Jay Lively Activity Center
- Interactive map of Jay Lively Activity Center
- Former names: Flagstaff Ice Arena
- Address: 1650 North Turquoise Drive Flagstaff, AZ 86001

Construction
- Opened: 1971
- Renovated: 2010

Tenant
- Northern Arizona Lumberjacks (ACHA) (1971–1977, 1991–present)

= Jay Lively Activity Center =

Ice arena in Flagstaff, Arizona

Jay Lively Activity Center is an ice arena and skating center in Flagstaff, Arizona.

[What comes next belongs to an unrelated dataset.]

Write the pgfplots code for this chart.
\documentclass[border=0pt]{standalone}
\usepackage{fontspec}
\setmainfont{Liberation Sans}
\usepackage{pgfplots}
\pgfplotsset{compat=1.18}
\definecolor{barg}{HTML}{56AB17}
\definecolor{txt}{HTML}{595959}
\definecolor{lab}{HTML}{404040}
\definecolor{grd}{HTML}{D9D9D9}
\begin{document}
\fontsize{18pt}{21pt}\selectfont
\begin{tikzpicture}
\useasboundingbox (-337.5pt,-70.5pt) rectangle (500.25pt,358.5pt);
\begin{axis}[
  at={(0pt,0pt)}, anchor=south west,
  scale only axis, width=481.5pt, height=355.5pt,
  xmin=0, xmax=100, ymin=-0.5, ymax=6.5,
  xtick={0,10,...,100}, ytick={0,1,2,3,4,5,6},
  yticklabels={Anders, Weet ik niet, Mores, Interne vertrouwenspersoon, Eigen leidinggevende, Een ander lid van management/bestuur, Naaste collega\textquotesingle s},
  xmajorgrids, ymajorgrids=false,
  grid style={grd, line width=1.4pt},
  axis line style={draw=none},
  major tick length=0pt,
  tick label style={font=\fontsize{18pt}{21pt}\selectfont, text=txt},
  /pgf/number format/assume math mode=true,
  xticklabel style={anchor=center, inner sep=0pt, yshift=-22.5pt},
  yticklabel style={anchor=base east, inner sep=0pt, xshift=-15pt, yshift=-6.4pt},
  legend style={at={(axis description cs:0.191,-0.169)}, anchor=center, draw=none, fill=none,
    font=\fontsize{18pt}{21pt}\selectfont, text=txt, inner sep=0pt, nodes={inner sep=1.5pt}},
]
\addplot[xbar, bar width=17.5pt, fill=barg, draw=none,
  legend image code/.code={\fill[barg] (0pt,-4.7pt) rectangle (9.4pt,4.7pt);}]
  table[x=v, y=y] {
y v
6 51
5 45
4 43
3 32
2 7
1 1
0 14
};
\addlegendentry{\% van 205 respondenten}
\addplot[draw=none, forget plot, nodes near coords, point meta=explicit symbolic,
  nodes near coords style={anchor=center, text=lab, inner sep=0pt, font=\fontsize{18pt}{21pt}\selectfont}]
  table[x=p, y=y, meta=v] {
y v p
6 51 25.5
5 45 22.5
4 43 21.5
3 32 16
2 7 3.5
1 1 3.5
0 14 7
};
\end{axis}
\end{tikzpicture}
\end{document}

It is home to the Northern Arizona Lumberjacks men's ice hockey team.

==Naming==
Jay Lively Activity Center is named in honor of local ice hockey player Jay Lively who died in a car crash.

==History==
Jay Lively Activity Center opened in 1971 under the name "Flagstaff Ice Arena" until 1985 when the name was changed to honor Jay Lively.

In 1977 NAU left the arena to play NCAA D-I ice hockey inside the new Walkup Skydome but returned in 1985 after NAU dropped support for the hockey program due to the ice system in the Skydome falling into disrepair.

In 2010 the roof collapsed due to snow buildup after a four-day blizzard.